Major junctions
- From: Bristol
- A4 A4175 A4174 A420
- To: Bath

Location
- Country: United Kingdom
- Constituent country: England

Road network
- Roads in the United Kingdom; Motorways; A and B road zones;

= A431 road =

Road in Western England

The A431 is an A road running from Bristol to Bath in England. It runs parallel to, and about 3 mi to the north of, the A4, the principal route between Bristol and Bath on the south side of the River Avon.

==Route==
The A431 begins at a junction with the A420 road to Chippenham at St George, about 1 mile east of central Bristol. From there it runs through Hanham, Longwell Green, Bitton and Kelston. It passes around the edge of Kelston Round Hill, and past the estate of Sir John Hawkins to Newbridge, Bath, where it joins the A4 which continues to central Bath. Some of the road runs on the alignment of a Roman road between Bristol and Bath.

==History==
What is now the A431 was the upper turnpike between Bristol and Bath, north of the River Avon (the lower turnpike, south of the Avon, being the A4). Both roads were turnpiked by the Bath Trust in 1707. The Bristol Trust attempted to turnpike the western half of the upper road, but faced opposition from colliers at Kingswood, and it was not fully completed until the 1740s. By the 19th century, the Upper Bristol Road to Kelston was described as a "pleasing and nearly level ride".
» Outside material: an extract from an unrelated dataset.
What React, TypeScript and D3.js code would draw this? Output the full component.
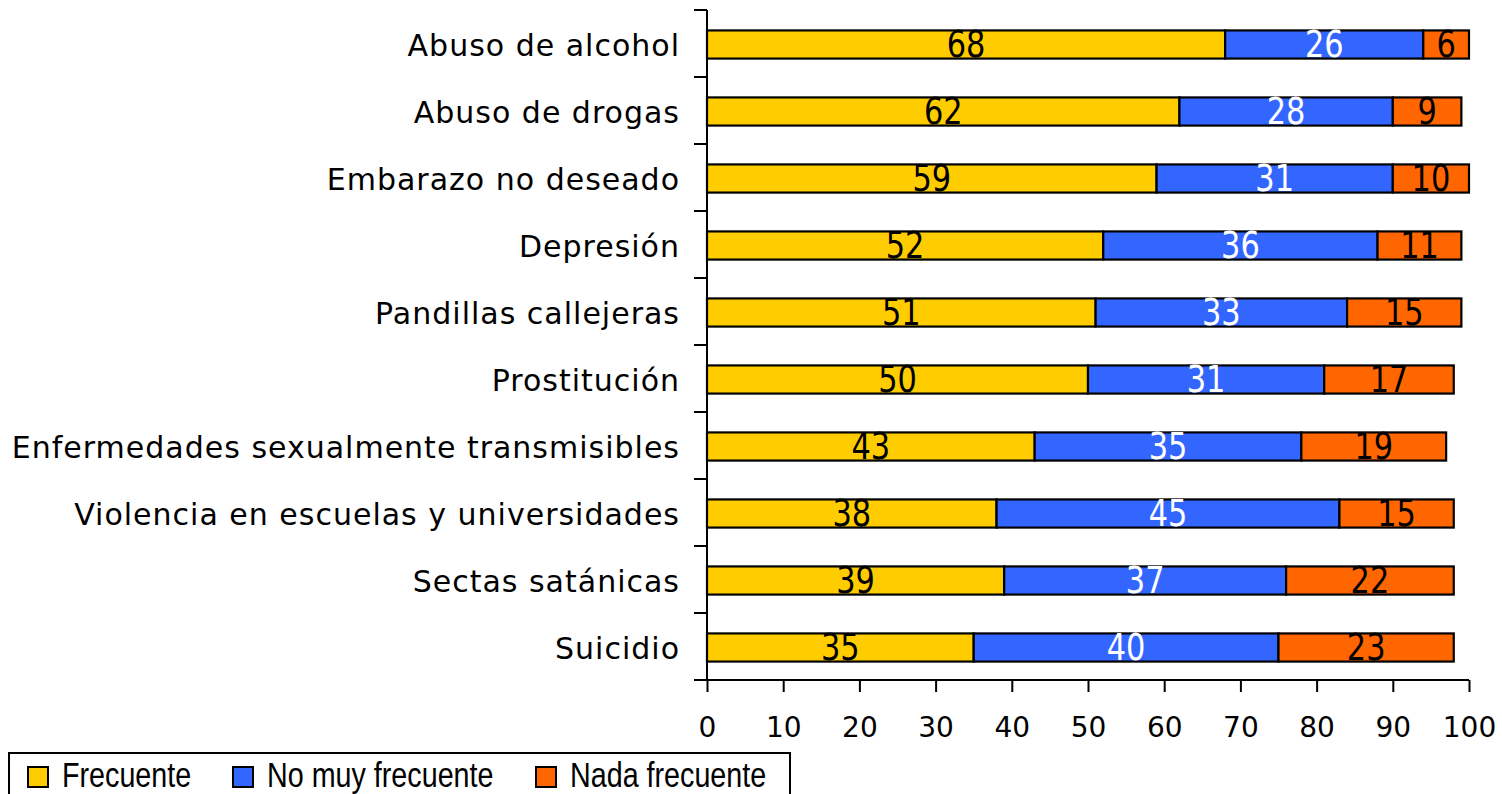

When roads were first numbered in 1923, the A431 formed the full extent of the upper Bristol – Bath turnpike as far as the old Post Office at the corner of George Street and Milsom Street. In 1935, the Ministry of Transport rerouted the A4 along this route towards Bristol and Avonmouth, curtailing the A431 to its current eastern point at Newbridge.

===Kelston Park landslip===

In February 2014 the road was closed near Kelston Park due to a landslip. The closure lasted until 17 November 2014 as the ground continued to move.

Deeper pilings were found necessary as the works progressed, taking total repair costs to about £2 million.

Local entrepreneur Mike Watts created a private toll road over agricultural land to bypass the closed section, which opened in August 2014.